Write the listing below out again exactly, dropping the images.

start RAW DATA

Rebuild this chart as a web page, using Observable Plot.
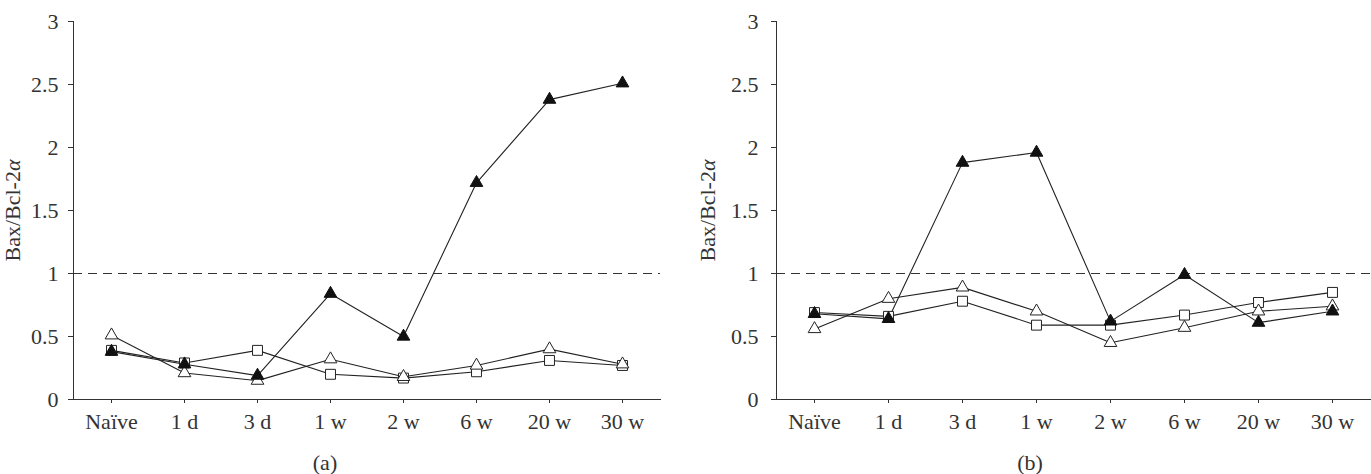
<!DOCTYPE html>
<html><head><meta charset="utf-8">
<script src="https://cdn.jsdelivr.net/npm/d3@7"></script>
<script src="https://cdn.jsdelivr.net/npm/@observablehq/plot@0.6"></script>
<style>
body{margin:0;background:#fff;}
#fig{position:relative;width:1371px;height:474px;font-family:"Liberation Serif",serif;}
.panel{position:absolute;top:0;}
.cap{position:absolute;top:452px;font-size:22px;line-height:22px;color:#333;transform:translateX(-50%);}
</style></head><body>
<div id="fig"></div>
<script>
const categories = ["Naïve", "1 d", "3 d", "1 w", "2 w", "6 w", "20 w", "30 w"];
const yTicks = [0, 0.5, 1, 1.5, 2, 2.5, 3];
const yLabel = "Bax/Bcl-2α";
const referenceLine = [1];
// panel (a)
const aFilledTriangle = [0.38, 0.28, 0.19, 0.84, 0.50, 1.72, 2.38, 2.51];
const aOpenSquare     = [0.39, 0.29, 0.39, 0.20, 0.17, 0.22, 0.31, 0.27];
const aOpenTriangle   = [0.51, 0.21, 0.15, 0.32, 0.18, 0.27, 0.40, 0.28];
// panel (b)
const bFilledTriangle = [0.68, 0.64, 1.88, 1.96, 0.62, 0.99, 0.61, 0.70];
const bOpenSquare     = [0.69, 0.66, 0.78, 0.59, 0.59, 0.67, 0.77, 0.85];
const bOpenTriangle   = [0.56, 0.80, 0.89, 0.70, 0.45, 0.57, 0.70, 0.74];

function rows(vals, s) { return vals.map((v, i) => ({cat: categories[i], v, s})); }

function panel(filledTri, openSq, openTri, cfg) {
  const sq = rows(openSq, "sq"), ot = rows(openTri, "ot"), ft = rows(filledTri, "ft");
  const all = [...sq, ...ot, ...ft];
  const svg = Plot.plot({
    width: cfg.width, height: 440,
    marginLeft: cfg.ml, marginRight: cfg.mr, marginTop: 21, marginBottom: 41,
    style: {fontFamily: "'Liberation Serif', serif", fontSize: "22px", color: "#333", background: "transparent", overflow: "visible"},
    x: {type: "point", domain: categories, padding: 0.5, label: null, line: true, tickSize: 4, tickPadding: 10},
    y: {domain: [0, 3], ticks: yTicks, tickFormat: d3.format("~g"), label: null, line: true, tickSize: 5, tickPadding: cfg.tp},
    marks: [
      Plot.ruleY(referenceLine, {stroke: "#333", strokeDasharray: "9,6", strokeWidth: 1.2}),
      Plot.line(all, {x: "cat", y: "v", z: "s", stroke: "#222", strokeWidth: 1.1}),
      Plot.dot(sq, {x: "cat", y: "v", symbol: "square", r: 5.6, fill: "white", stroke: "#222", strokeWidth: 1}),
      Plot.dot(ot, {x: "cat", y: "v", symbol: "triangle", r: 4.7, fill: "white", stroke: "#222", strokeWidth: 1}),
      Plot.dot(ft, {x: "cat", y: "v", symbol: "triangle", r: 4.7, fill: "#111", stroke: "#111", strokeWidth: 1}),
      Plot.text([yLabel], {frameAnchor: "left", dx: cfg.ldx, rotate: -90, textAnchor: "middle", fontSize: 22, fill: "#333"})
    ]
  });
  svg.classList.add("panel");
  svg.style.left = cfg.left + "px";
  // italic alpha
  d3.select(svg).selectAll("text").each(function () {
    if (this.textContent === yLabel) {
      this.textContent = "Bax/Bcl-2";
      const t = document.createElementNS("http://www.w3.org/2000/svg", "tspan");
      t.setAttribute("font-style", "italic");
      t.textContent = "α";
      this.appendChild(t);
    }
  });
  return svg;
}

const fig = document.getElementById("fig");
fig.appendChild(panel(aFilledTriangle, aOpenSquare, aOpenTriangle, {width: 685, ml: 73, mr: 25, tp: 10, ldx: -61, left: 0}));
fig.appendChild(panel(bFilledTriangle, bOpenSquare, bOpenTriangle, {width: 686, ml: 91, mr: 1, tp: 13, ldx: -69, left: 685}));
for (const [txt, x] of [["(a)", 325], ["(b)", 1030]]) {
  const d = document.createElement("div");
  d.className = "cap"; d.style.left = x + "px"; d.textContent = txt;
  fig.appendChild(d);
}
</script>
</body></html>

end RAW DATA

CORRECT RESULT:
Rebuild this chart as a web page, using Observable Plot.
<!DOCTYPE html>
<html><head><meta charset="utf-8">
<script src="https://cdn.jsdelivr.net/npm/d3@7"></script>
<script src="https://cdn.jsdelivr.net/npm/@observablehq/plot@0.6"></script>
<style>
body{margin:0;background:#fff;}
#fig{position:relative;width:1371px;height:474px;font-family:"Liberation Serif",serif;}
.panel{position:absolute;top:0;}
.cap{position:absolute;top:452px;font-size:22px;line-height:22px;color:#333;transform:translateX(-50%);}
</style></head><body>
<div id="fig"></div>
<script>
const categories = ["Naïve", "1 d", "3 d", "1 w", "2 w", "6 w", "20 w", "30 w"];
const yTicks = [0, 0.5, 1, 1.5, 2, 2.5, 3];
const yLabel = "Bax/Bcl-2α";
const referenceLine = [1];
// panel (a)
const aFilledTriangle = [0.38, 0.28, 0.19, 0.84, 0.50, 1.72, 2.38, 2.51];
const aOpenSquare     = [0.39, 0.29, 0.39, 0.20, 0.17, 0.22, 0.31, 0.27];
const aOpenTriangle   = [0.51, 0.21, 0.15, 0.32, 0.18, 0.27, 0.40, 0.28];
// panel (b)
const bFilledTriangle = [0.68, 0.64, 1.88, 1.96, 0.62, 0.99, 0.61, 0.70];
const bOpenSquare     = [0.69, 0.66, 0.78, 0.59, 0.59, 0.67, 0.77, 0.85];
const bOpenTriangle   = [0.56, 0.80, 0.89, 0.70, 0.45, 0.57, 0.70, 0.74];

function rows(vals, s) { return vals.map((v, i) => ({cat: categories[i], v, s})); }

function panel(filledTri, openSq, openTri, cfg) {
  const sq = rows(openSq, "sq"), ot = rows(openTri, "ot"), ft = rows(filledTri, "ft");
  const all = [...sq, ...ot, ...ft];
  const svg = Plot.plot({
    width: cfg.width, height: 440,
    marginLeft: cfg.ml, marginRight: cfg.mr, marginTop: 21, marginBottom: 41,
    style: {fontFamily: "'Liberation Serif', serif", fontSize: "22px", color: "#333", background: "transparent", overflow: "visible"},
    x: {type: "point", domain: categories, padding: 0.5, label: null, line: true, tickSize: 4, tickPadding: 10},
    y: {domain: [0, 3], ticks: yTicks, tickFormat: d3.format("~g"), label: null, line: true, tickSize: 5, tickPadding: cfg.tp},
    marks: [
      Plot.ruleY(referenceLine, {stroke: "#333", strokeDasharray: "9,6", strokeWidth: 1.2}),
      Plot.line(all, {x: "cat", y: "v", z: "s", stroke: "#222", strokeWidth: 1.1}),
      Plot.dot(sq, {x: "cat", y: "v", symbol: "square", r: 5.6, fill: "white", stroke: "#222", strokeWidth: 1}),
      Plot.dot(ot, {x: "cat", y: "v", symbol: "triangle", r: 4.7, fill: "white", stroke: "#222", strokeWidth: 1}),
      Plot.dot(ft, {x: "cat", y: "v", symbol: "triangle", r: 4.7, fill: "#111", stroke: "#111", strokeWidth: 1}),
      Plot.text([yLabel], {frameAnchor: "left", dx: cfg.ldx, rotate: -90, textAnchor: "middle", fontSize: 22, fill: "#333"})
    ]
  });
  svg.classList.add("panel");
  svg.style.left = cfg.left + "px";
  // italic alpha
  d3.select(svg).selectAll("text").each(function () {
    if (this.textContent === yLabel) {
      this.textContent = "Bax/Bcl-2";
      const t = document.createElementNS("http://www.w3.org/2000/svg", "tspan");
      t.setAttribute("font-style", "italic");
      t.textContent = "α";
      this.appendChild(t);
    }
  });
  return svg;
}

const fig = document.getElementById("fig");
fig.appendChild(panel(aFilledTriangle, aOpenSquare, aOpenTriangle, {width: 685, ml: 73, mr: 25, tp: 10, ldx: -61, left: 0}));
fig.appendChild(panel(bFilledTriangle, bOpenSquare, bOpenTriangle, {width: 686, ml: 91, mr: 1, tp: 13, ldx: -69, left: 685}));
for (const [txt, x] of [["(a)", 325], ["(b)", 1030]]) {
  const d = document.createElement("div");
  d.className = "cap"; d.style.left = x + "px"; d.textContent = txt;
  fig.appendChild(d);
}
</script>
</body></html>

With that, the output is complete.